Starting at the first line of the listing below, repeat each line up to and including the one containing "const ENVELOPE_TAN_ALPHA = 0.0;". Leave out pictures.

== COLLECTED DATA ==
⟨
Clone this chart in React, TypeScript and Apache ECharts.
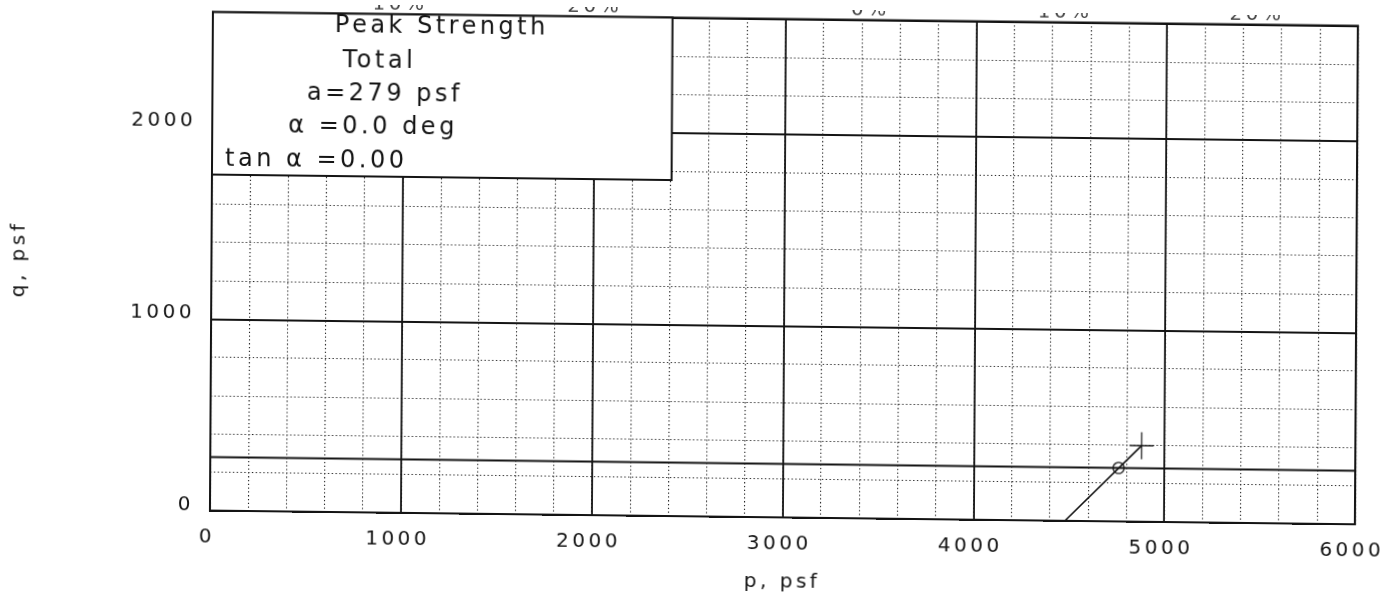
import { useEffect, useRef } from "react";
import * as echarts from "echarts";

// Axis ranges and grid steps (psf)
const P_MIN = 0;
const P_MAX = 6000;
const Q_MIN = 0;
const Q_MAX = 2600;
const MAJOR_STEP = 1000;
const MINOR_STEP = 200;

// Peak-strength envelope: q = a + p * tan(alpha)
const ENVELOPE_A = 279;
const ENVELOPE_ALPHA_DEG = 0.0;
const ENVELOPE_TAN_ALPHA = 0.0;

// Total stress path of the specimen (p, q)
const pathP = [4480, 4880];
const pathQ = [0, 397];

// Peak point on the envelope (circle) and end of the test (cross)
const peakPoint = [4760, 279];
const endPoint = [4880, 397];

// Strain markers printed along the top edge
const strainLabels = ["10%", "20%", "0%", "10%", "20%"];
const strainLabelP = [980, 2000, 3445, 4465, 5470];

// Annotation box lines
const boxLines = [
  "Peak Strength",
  "Total",
  `a=${ENVELOPE_A} psf`,
  `α =${ENVELOPE_ALPHA_DEG.toFixed(1)} deg`,
  `tan α =${ENVELOPE_TAN_ALPHA.toFixed(2)}`,
];

const INK = "#141414";
const DOT = "#1e1e1e";
const FONT = '"DejaVu Sans", sans-serif';

const GRID = { left: 213, top: 9.5, right: 30, bottom: 85 };
const BOX = { width: 459.6, height: 162.5 };
const BOX_TEXT_POS = [
  [122, 10.5],
  [130, 45],
  [94.5, 78],
  [76, 111],
  [13, 145],
];

function buildOption(): echarts.EChartsOption {
  const envelope = [
    [P_MIN, ENVELOPE_A + P_MIN * ENVELOPE_TAN_ALPHA],
    [P_MAX, ENVELOPE_A + P_MAX * ENVELOPE_TAN_ALPHA],
  ];
  const path = pathP.map((p, i) => [p, pathQ[i]]);

  const majorSplit = { show: true, lineStyle: { color: INK, width: 1.8 } };
  const minorSplit = {
    show: true,
    lineStyle: { color: DOT, width: 1.1, type: [1.3, 2.5] as number[] },
  };
  const hiddenParts = {
    axisLine: { show: false },
    axisTick: { show: false },
    axisLabel: { show: false },
  };

  return {
    animation: false,
    backgroundColor: "#fff",
    grid: {
      ...GRID,
      show: true,
      borderColor: INK,
      borderWidth: 2,
      backgroundColor: "transparent",
    },
    xAxis: [
      {
        type: "value",
        min: P_MIN,
        max: P_MAX,
        interval: MINOR_STEP,
        position: "top",
        ...hiddenParts,
        splitLine: minorSplit,
      },
      {
        type: "value",
        min: P_MIN,
        max: P_MAX,
        interval: MAJOR_STEP,
        position: "bottom",
        name: "p, psf",
        nameLocation: "middle",
        nameGap: 53,
        nameTextStyle: { fontFamily: FONT, fontSize: 20, color: INK },
        axisLine: { show: true, lineStyle: { color: INK, width: 2 } },
        axisTick: { show: false },
        axisLabel: {
          fontFamily: FONT,
          fontSize: 20,
          color: INK,
          margin: 15,
          padding: [0, 6, 0, 0],
          formatter: (v: number) => String(v),
        },
        splitLine: majorSplit,
      },
    ],
    yAxis: [
      {
        type: "value",
        min: Q_MIN,
        max: Q_MAX,
        interval: MINOR_STEP,
        position: "right",
        ...hiddenParts,
        splitLine: minorSplit,
      },
      {
        type: "value",
        min: Q_MIN,
        max: Q_MAX,
        interval: MAJOR_STEP,
        position: "left",
        name: "q, psf",
        nameLocation: "middle",
        nameGap: 184,
        nameTextStyle: { fontFamily: FONT, fontSize: 20, color: INK },
        axisLine: { show: true, lineStyle: { color: INK, width: 2 } },
        axisTick: { show: false },
        axisLabel: {
          fontFamily: FONT,
          fontSize: 20,
          color: INK,
          margin: 16,
          verticalAlign: "bottom",
          lineHeight: 15,
          showMaxLabel: false,
          formatter: (v: number) => (v % MAJOR_STEP === 0 ? String(v) : ""),
        },
        splitLine: majorSplit,
      },
    ],
    series: [
      {
        name: "Envelope",
        type: "line",
        xAxisIndex: 1,
        yAxisIndex: 1,
        data: envelope,
        symbol: "none",
        silent: true,
        lineStyle: { color: INK, width: 1.8 },
        z: 3,
      },
      {
        name: "Stress path",
        type: "line",
        xAxisIndex: 1,
        yAxisIndex: 1,
        data: path,
        symbol: "none",
        silent: true,
        lineStyle: { color: INK, width: 1.6 },
        z: 4,
      },
      {
        name: "Peak",
        type: "scatter",
        xAxisIndex: 1,
        yAxisIndex: 1,
        data: [peakPoint],
        symbol: "circle",
        symbolSize: 11,
        silent: true,
        itemStyle: { color: "rgba(0,0,0,0)", borderColor: INK, borderWidth: 1.5 },
        z: 5,
      },
      {
        name: "End",
        type: "scatter",
        xAxisIndex: 1,
        yAxisIndex: 1,
        data: [endPoint],
        symbol: "path://M10,0 L10,20 M0,10 L20,10",
        symbolSize: [24, 27],
        silent: true,
        itemStyle: { color: "rgba(0,0,0,0)", borderColor: INK, borderWidth: 1.6 },
        z: 5,
      },
      {
        name: "Strain",
        type: "scatter",
        xAxisIndex: 1,
        yAxisIndex: 1,
        data: strainLabelP.map((p) => [p, Q_MAX]),
        symbolSize: 0,
        clip: false,
        silent: true,
        label: {
          show: true,
          position: "top",
          distance: 2,
          formatter: (prm: any) => strainLabels[prm.dataIndex],
          fontFamily: FONT,
          fontSize: 20,
          color: INK,
        },
      },
    ],
    graphic: [
      {
        type: "group",
        x: GRID.left,
        y: GRID.top,
        z: 100,
        children: [
          {
            type: "rect",
            z: 100,
            shape: { x: 0, y: 0, width: BOX.width, height: BOX.height },
            style: { fill: "#fff", stroke: INK, lineWidth: 2 },
          },
          ...boxLines.map((text, i) => ({
            type: "text" as const,
            z: 101,
            x: BOX_TEXT_POS[i][0],
            y: BOX_TEXT_POS[i][1],
            style: {
              text,
              fill: INK,
              font: `24px ${FONT}`,
              textAlign: "left" as const,
              textVerticalAlign: "middle" as const,
            },
          })),
        ],
      },
    ],
  };
}

export default function App() {
  const ref = useRef<HTMLDivElement>(null);

  useEffect(() => {
    if (!ref.current) return;
    const chart = echarts.init(ref.current, null, { renderer: "svg" });
    chart.setOption(buildOption());
    return () => chart.dispose();
  }, []);

  return (
    <div
      ref={ref}
      style={{
        position: "fixed",
        left: 0,
        top: 0,
        width: 1388,
        height: 593,
        background: "#fff",
        letterSpacing: "3.5px",
        transform: "matrix(1, 0.012, -0.006, 1, 0, 0)",
        transformOrigin: "0 0",
      }}
    />
  );
}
⟩
== FULL OUTPUT ==
Clone this chart in React, TypeScript and Apache ECharts.
import { useEffect, useRef } from "react";
import * as echarts from "echarts";

// Axis ranges and grid steps (psf)
const P_MIN = 0;
const P_MAX = 6000;
const Q_MIN = 0;
const Q_MAX = 2600;
const MAJOR_STEP = 1000;
const MINOR_STEP = 200;

// Peak-strength envelope: q = a + p * tan(alpha)
const ENVELOPE_A = 279;
const ENVELOPE_ALPHA_DEG = 0.0;
const ENVELOPE_TAN_ALPHA = 0.0;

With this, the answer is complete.